• Exercise details
Exactly the lines from the first line of the records to the line holding "ax = fig.add_axes([105/656, 1" should be duplicated, and nothing more; pictures stay out.

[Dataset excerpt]
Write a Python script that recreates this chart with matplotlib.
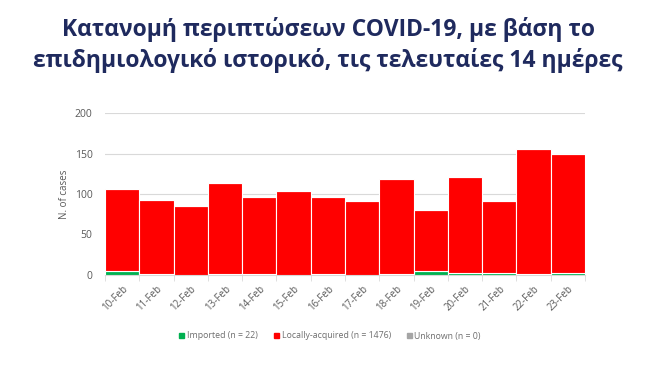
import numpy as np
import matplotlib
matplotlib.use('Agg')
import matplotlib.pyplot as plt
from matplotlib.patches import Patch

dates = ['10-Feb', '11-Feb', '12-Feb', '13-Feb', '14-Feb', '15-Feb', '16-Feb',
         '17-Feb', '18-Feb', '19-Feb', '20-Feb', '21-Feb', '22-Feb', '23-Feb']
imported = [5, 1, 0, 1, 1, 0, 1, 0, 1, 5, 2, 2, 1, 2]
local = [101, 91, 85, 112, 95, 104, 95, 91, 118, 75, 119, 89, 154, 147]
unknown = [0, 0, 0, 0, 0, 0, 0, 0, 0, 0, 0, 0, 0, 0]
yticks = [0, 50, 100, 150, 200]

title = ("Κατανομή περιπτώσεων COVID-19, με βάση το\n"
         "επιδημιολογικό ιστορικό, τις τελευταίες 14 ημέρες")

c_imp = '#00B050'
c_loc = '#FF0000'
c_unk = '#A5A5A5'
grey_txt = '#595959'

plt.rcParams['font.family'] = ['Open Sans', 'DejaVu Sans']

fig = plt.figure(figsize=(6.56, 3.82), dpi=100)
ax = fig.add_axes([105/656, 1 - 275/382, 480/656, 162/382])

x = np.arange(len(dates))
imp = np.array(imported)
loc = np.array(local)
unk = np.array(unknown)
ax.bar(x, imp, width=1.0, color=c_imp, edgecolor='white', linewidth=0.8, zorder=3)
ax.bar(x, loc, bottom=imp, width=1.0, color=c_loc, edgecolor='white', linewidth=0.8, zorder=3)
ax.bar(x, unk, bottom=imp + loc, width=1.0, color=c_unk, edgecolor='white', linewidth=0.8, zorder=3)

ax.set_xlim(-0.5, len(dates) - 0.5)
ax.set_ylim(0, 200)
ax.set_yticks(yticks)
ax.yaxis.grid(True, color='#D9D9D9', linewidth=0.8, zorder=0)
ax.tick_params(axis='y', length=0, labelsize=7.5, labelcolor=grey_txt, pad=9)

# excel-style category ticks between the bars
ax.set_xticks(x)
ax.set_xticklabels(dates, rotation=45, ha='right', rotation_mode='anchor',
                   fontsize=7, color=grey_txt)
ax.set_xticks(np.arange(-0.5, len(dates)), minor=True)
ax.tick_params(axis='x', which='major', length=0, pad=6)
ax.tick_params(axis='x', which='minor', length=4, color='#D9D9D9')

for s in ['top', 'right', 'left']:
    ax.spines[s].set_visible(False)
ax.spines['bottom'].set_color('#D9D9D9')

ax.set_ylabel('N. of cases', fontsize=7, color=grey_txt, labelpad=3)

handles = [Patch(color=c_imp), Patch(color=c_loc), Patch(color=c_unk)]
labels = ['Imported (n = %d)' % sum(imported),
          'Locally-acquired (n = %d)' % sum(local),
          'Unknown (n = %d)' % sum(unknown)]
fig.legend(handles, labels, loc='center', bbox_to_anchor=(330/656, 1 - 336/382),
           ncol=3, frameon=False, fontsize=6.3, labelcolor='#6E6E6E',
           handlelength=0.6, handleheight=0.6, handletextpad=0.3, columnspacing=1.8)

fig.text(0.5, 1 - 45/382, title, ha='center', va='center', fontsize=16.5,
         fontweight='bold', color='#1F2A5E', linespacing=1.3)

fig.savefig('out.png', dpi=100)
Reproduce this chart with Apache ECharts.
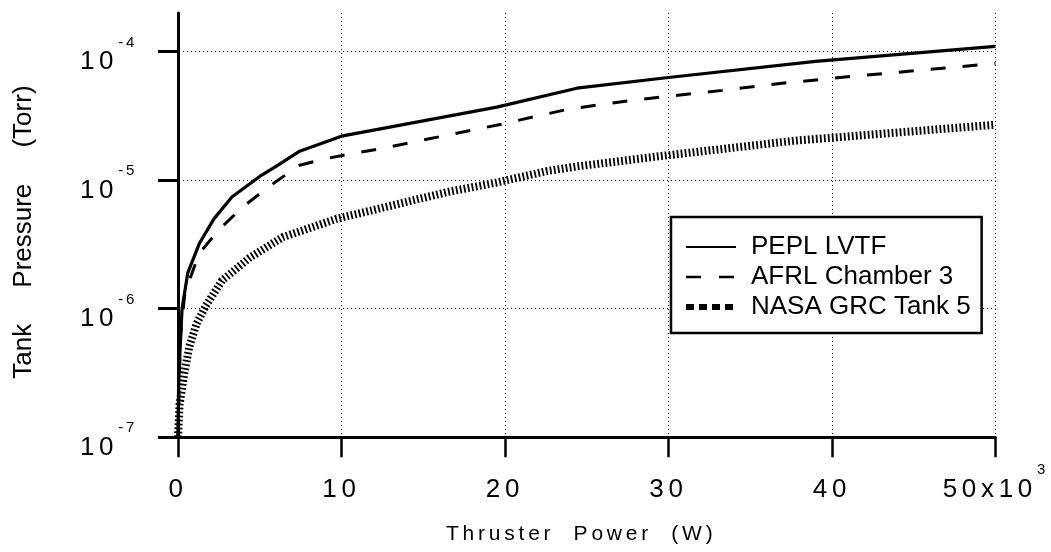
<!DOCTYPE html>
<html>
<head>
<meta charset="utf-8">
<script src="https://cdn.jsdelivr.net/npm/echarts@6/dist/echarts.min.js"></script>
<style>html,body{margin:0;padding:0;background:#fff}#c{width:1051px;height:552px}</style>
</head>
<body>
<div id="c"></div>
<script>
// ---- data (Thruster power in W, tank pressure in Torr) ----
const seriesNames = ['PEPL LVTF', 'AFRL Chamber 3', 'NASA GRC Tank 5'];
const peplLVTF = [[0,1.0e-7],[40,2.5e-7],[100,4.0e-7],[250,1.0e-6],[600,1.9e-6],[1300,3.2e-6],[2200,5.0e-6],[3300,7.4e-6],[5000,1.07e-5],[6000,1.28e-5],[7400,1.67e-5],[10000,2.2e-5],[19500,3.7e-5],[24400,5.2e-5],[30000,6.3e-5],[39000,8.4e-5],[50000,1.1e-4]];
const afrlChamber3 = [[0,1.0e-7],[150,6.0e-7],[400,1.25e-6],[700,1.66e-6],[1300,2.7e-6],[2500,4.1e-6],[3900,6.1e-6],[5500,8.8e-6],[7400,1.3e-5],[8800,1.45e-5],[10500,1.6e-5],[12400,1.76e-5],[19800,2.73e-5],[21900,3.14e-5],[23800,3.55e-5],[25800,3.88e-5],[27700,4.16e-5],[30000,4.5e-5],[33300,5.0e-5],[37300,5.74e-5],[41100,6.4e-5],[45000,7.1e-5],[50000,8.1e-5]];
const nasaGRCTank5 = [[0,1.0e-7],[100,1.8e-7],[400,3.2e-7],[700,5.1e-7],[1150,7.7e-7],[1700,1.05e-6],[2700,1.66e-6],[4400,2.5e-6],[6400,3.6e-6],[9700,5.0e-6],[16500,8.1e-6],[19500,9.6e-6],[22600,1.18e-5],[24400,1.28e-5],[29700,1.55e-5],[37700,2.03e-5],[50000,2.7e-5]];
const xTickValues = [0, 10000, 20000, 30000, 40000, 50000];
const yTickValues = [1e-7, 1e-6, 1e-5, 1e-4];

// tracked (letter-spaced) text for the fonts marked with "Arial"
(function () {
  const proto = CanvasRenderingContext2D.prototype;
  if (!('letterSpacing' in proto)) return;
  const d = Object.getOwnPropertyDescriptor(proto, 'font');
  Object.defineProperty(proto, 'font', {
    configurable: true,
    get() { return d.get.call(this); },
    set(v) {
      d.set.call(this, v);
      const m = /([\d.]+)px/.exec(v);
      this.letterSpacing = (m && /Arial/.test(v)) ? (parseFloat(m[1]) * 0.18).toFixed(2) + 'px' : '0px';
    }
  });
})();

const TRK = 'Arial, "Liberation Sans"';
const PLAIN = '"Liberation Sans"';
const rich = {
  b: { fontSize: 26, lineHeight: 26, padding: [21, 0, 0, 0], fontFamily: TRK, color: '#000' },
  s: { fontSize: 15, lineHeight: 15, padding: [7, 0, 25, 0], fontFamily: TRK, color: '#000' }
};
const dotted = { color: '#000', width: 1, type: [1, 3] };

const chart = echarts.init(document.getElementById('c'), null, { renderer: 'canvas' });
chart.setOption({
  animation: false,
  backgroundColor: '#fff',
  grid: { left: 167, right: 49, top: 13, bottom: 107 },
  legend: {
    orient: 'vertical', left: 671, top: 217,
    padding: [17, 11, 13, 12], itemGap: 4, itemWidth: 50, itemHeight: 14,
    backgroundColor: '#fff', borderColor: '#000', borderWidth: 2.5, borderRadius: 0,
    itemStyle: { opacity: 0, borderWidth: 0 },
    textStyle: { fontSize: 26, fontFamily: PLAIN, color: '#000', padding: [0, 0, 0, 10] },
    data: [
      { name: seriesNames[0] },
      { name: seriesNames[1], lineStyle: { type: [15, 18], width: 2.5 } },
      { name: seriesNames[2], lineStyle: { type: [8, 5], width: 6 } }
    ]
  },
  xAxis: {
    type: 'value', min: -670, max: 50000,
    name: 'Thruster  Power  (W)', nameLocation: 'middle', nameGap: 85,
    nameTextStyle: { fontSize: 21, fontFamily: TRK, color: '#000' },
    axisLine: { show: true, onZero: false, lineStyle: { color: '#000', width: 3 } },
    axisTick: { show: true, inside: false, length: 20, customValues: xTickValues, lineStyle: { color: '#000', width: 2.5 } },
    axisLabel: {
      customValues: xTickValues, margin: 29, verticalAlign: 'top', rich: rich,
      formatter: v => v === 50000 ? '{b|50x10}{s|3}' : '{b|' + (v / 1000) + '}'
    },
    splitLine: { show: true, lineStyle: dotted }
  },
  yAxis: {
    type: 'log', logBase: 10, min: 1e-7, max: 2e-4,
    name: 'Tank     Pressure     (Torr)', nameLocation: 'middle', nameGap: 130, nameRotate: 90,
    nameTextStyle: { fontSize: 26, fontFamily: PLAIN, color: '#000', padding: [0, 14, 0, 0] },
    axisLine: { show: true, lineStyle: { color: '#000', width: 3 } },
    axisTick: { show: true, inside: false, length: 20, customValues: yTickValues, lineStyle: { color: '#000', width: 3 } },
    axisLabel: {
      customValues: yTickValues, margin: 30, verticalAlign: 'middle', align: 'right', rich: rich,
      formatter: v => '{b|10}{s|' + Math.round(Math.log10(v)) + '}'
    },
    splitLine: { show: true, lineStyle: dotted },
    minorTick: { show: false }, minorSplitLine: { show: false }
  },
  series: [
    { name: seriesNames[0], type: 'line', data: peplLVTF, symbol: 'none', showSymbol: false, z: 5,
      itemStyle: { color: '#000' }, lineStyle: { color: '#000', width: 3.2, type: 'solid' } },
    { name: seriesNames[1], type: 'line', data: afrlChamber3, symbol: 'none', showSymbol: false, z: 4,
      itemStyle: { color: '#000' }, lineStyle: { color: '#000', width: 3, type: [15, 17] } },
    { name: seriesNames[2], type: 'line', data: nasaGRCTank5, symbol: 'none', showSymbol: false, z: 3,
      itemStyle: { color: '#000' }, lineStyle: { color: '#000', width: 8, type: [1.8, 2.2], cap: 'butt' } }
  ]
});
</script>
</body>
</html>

• Expected answer
Write a Python script that recreates this chart with matplotlib.
import numpy as np
import matplotlib
matplotlib.use('Agg')
import matplotlib.pyplot as plt
from matplotlib.patches import Patch

dates = ['10-Feb', '11-Feb', '12-Feb', '13-Feb', '14-Feb', '15-Feb', '16-Feb',
         '17-Feb', '18-Feb', '19-Feb', '20-Feb', '21-Feb', '22-Feb', '23-Feb']
imported = [5, 1, 0, 1, 1, 0, 1, 0, 1, 5, 2, 2, 1, 2]
local = [101, 91, 85, 112, 95, 104, 95, 91, 118, 75, 119, 89, 154, 147]
unknown = [0, 0, 0, 0, 0, 0, 0, 0, 0, 0, 0, 0, 0, 0]
yticks = [0, 50, 100, 150, 200]

title = ("Κατανομή περιπτώσεων COVID-19, με βάση το\n"
         "επιδημιολογικό ιστορικό, τις τελευταίες 14 ημέρες")

c_imp = '#00B050'
c_loc = '#FF0000'
c_unk = '#A5A5A5'
grey_txt = '#595959'

plt.rcParams['font.family'] = ['Open Sans', 'DejaVu Sans']

fig = plt.figure(figsize=(6.56, 3.82), dpi=100)
ax = fig.add_axes([105/656, 1 - 275/382, 480/656, 162/382])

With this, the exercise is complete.